The set-up is as follows: Mike the Viking sets a sack containing two loaves of my dad’s bread on the hall table at my mom’s house. We’re going to take them to the Grandma River’s memorial. That evening, my stepdad returns home from work and find a sack in the spot where he sets his cooler. He moves the sack to the floor, puts his cooler in the usual spot and no one takes notice. The next day, I leave the house for about 30 minutes to go to the grocery store, return home and discover that ThinkTank aka The Thing That Lurks has been biding her sweet little Boston Terror time and waiting for the moment I leave the house. Because it hasn’t escaped her notice that there has been pumpkin and banana bread on the floor for 24 hours.

I can’t even get angry at her, honestly. She waited until I was gone, politely ate her fill of pumpkin bread and plastic wrap, and then set about her business laying in sunbeams and farting mustard gas.

Unrelated, I don’t know if you’ve ever driven up the west coast of America, but there’s a point in northern California where you come over the mountains and suddenly Mt. Shasta is in front of you like this impossible monument, and though Mike and I were feeling a strong case of the sads¹, Shasta’s weird energy vortex never fails to cheer me. Maybe in part because we talk about meeting there after the apocalypse since it’s almost exactly halfway to my hometown from L.A..

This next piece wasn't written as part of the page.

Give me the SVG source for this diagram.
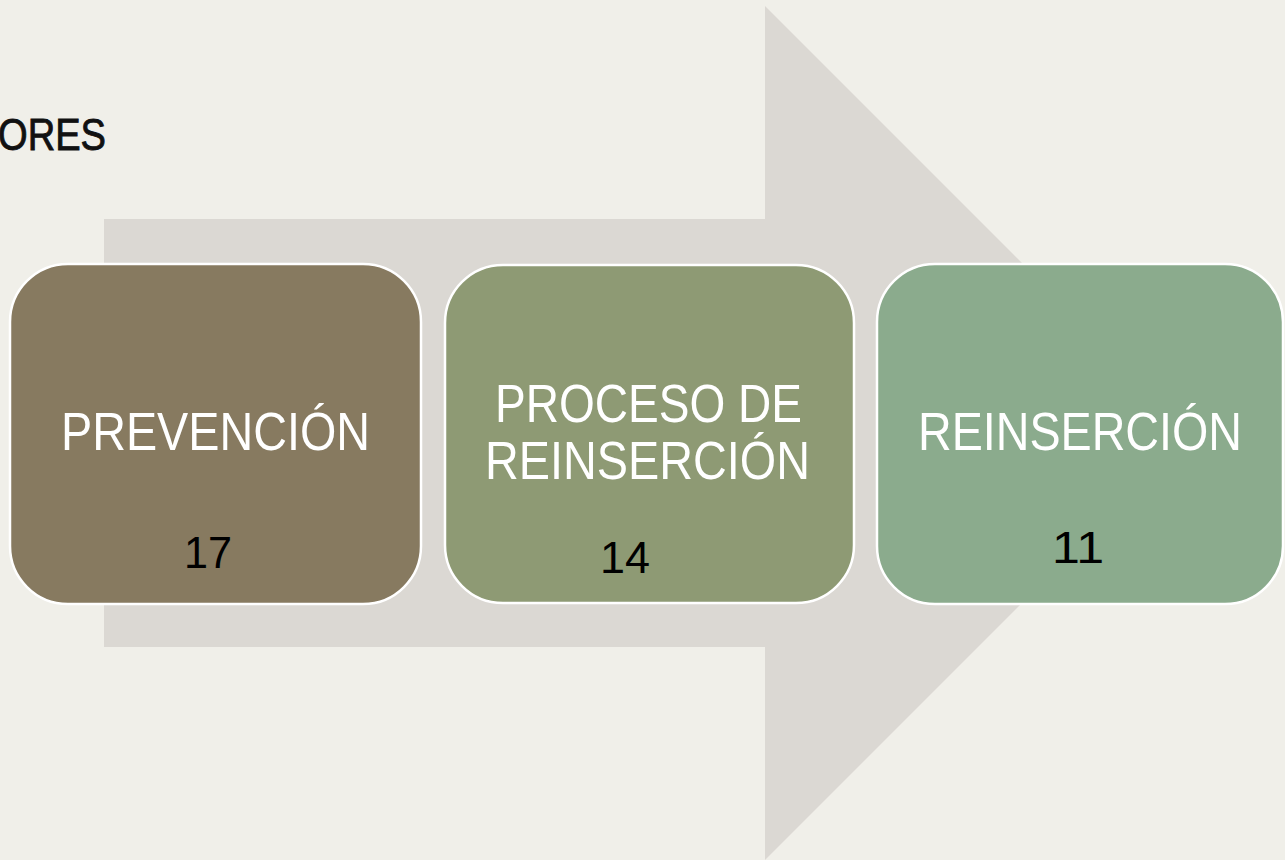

Speaking of weird energy vortexes, I know what you’re thinking: that crucifix isn’t big enough for a grown man. Maybe it’s for children.

Once home, I was alarmed to discover that my garden has thrived in my absence. The tomato plants I was 100% certain would be dead upon my return were instead in the same shape, but their fruits had actually progressed toward ripening. Impossible! And better yet, my passion flower vine had been busy:

Passion flowers only bloom for one day and the quantity of dead blooms revealed the plant had probably started the day after I left for Washington, but that’s okay. There are enough left for me to enjoy the frazzled wackadoodleness of them.

I was sort of looking around the vine wondering how many blooms were left when I saw this:

Motherfucking fruit! Holy shit! I had been told and had read all over that passion flowers do not fruit on the first year after planting, that many people wait three years to see fruit. Well! Further proof that my family is contrary just to be contrary.
Lastly, a gift from the Viking’s mom, Jane:

SHE MADE IT. It’s so awesome! She goes to thrift stores and buys old glass plates, bowls and votives, drills a hole in the middle, stacks them and then cranks it all together with silicone and a marine bolt and voilà! Glass flower! She had literally dozens of them, none of them even close to being the same shape or color, and I picked this one to bring back. They were also all over the forest outside Grandma River’s house at the memorial, and Jane invited guests to “pluck” some glass flowers to take home, one of the coolest, sweetest gestures I’ve seen at a memorial. It’s pretty much the Viking’s mom in a nutshell: clever, industrious and not afraid to drill through glass for the sake of beauty. Meanwhile I’m hiding in an air-conditioned house and knitting. Some of our gentle arts are more gentle than others. By which of course I mean I am a wiener.
¹ There were a lot of things about our brief trip that were not fun, and combined with a large bowl of Home-Sickness Cereal for breakfast, we didn’t so much drive as mope our way back to California. Like I told Mike – it’s not that I want to move back to the NW, it’s that I’d like a magical doorway that goes back there. Like The Lion, the Witch and the Wardrobe wardrobe, but instead of Narnia I step out into my mom’s backyard.